Accordingly, the affidavit in support of the April 22, 2020, Search Warrant was not “so lacking in indicia of probable cause as to render official belief in its existence entirely unreasonable, ” nor did it render the warrant “so facially deficient . . . that the executing officers cannot reasonably presume it to be valid.” See, gen., Notman, 831 F.3d at 1089. The executing officers had reason to believe that the Defendant was engaged in the ongoing sale of narcotics, and it was objectively reasonable for them to rely on the determination of the issuing Judicial Officer, that evidence of such activity would be found at the Residence. See, United States v. Carpenter, 341 F.3d 666, 671-72 (8th Cir. 2003) (“As a matter of common sense, it is logical to infer that someone in possession of valuable contraband would store that contraband in a safe, accessible location such as his or her residence. Given the common sense appeal of this inference, and its acceptance by the issuing magistrate, it was not entirely unreasonable for [the executing officer] to believe the inference to be permissible.”); United States v. Gibson, 928 F.2d 250, 253-54 (8th Cir. 1991) (“Ordinarily, a police officer cannot be expected to question a judge's probable cause determination.”); United States v. Vann, No. 07-247 (JMR/RLE), 2007 WL 4372993, at *20 (Oct. 25, 2007) (“[The executing officer] had reason to believe that the Defendant was engaged in the ongoing sale of narcotics, and it was objectively reasonable for him to rely on the determination of the issuing Judicial Officer, that evidence of such activity would be found at the [defendant's residence].”). Thus, the Court concludes that the officers involved relied in good faith on the April 22, 2020, Search Warrant which had been issued by the Tribal Court Judge.
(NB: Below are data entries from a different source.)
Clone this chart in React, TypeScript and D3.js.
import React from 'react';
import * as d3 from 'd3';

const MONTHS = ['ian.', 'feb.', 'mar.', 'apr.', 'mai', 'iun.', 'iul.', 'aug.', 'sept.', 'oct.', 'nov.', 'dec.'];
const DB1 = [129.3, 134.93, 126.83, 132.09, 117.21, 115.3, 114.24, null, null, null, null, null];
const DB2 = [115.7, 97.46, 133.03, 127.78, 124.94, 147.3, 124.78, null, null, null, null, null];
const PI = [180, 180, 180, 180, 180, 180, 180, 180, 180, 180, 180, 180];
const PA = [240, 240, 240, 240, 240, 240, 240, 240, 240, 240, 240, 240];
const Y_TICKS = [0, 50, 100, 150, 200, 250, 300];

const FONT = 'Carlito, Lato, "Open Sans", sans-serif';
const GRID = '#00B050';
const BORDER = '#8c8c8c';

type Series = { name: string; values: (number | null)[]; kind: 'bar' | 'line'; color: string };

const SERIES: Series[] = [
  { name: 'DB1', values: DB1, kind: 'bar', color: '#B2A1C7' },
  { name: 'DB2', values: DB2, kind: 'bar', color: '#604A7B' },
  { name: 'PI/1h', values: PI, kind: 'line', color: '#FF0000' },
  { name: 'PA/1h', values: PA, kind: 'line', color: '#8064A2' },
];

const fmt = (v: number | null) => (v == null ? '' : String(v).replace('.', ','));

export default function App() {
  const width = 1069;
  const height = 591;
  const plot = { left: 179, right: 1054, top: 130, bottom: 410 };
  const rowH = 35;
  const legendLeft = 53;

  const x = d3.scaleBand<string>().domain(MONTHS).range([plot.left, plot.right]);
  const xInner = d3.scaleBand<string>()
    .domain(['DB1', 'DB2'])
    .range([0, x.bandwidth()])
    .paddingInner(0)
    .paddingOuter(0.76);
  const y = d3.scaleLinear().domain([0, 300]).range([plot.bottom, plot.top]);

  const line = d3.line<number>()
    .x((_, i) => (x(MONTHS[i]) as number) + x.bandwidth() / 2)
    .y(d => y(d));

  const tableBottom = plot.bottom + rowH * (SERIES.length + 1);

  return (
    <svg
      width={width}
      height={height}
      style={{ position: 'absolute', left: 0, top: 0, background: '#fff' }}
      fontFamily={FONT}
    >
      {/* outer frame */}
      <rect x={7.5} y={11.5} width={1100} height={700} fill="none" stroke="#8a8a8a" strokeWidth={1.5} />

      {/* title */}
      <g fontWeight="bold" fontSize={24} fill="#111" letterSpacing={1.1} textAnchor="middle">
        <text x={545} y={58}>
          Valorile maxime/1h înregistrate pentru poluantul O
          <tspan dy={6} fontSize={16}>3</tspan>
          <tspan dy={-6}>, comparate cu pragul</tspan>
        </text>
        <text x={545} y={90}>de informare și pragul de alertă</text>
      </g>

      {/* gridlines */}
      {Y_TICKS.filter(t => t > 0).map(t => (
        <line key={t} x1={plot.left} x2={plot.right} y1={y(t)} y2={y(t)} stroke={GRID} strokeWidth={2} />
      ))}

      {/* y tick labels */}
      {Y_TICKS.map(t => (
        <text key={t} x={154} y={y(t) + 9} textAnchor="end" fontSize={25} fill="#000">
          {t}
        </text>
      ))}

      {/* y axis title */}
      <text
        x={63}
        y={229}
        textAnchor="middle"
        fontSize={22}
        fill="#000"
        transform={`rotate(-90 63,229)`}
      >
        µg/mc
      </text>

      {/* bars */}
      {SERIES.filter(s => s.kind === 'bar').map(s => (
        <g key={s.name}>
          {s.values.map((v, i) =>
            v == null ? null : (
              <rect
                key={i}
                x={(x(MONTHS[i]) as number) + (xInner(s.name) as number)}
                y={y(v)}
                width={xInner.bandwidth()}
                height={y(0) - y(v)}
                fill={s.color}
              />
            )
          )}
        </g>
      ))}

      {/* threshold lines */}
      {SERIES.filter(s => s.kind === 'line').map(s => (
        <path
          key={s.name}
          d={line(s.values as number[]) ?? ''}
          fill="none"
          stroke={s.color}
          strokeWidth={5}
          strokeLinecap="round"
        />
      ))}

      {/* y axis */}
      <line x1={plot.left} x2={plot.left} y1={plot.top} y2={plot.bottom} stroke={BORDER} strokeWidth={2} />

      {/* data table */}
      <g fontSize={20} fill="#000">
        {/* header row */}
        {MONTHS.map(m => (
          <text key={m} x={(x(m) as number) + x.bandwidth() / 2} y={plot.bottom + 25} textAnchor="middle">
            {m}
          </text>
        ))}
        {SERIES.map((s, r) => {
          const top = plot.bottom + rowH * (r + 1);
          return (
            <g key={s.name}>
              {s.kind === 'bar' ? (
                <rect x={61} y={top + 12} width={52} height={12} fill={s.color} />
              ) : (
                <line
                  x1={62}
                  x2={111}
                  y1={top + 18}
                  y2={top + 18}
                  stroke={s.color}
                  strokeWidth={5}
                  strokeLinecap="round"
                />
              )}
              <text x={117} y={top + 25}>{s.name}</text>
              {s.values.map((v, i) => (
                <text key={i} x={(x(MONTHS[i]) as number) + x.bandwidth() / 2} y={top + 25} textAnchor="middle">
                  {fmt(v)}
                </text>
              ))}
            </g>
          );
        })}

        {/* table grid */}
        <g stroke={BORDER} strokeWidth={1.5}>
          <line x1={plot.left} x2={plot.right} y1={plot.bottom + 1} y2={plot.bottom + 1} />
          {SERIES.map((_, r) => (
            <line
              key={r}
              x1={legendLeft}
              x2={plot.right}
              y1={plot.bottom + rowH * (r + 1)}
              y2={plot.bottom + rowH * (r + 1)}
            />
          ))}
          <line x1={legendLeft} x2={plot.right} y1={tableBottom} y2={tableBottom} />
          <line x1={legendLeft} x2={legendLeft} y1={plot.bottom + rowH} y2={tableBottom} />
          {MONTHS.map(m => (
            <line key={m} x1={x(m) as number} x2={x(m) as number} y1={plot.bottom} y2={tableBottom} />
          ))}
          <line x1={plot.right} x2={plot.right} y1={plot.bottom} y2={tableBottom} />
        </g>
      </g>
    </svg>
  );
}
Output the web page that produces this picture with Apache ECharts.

Therefore, this Court recommends that Defendant's Pretrial Motion for Suppression of all Evidence Obtained Pursuant to the Execution of a Search Warrant, [Docket No. 79], be DENIED.
III. CONCLUSION
Based on the foregoing and all the files, records, and proceedings herein, IT IS HEREBY RECOMMENDED that:
1. Defendant's Pretrial Motion for Suppression of all Evidence Obtained Pursuant to the Execution of a Search Warrant, [Docket No. 79], be DENIED, as discussed above.
NOTICE
Filing Objections: This Report and Recommendation is not an order or judgment of the District Court and is therefore not appealable directly to the Eighth Circuit Court of Appeals.
Under Local Rule 72.2(b)(1), “A party may file and serve specific written objections to a magistrate judge's proposed findings and recommendation within 14 days after being served with a copy of the recommended disposition[.]” A party may respond to those objections within 14 days after being served a copy of the objections. LR 72.2(b)(2). All objections and responses must comply with the word or line limits set forth in LR 72.2(c).
Under Advisement Dated: This Report and Recommendation will be considered under advisement 14 days from the date of its filing. If timely objections are filed, this Report and Recommendation will be considered under advisement from the earlier of: (1) 14 days after the objections are filed; or (2) from the date a timely response is filed.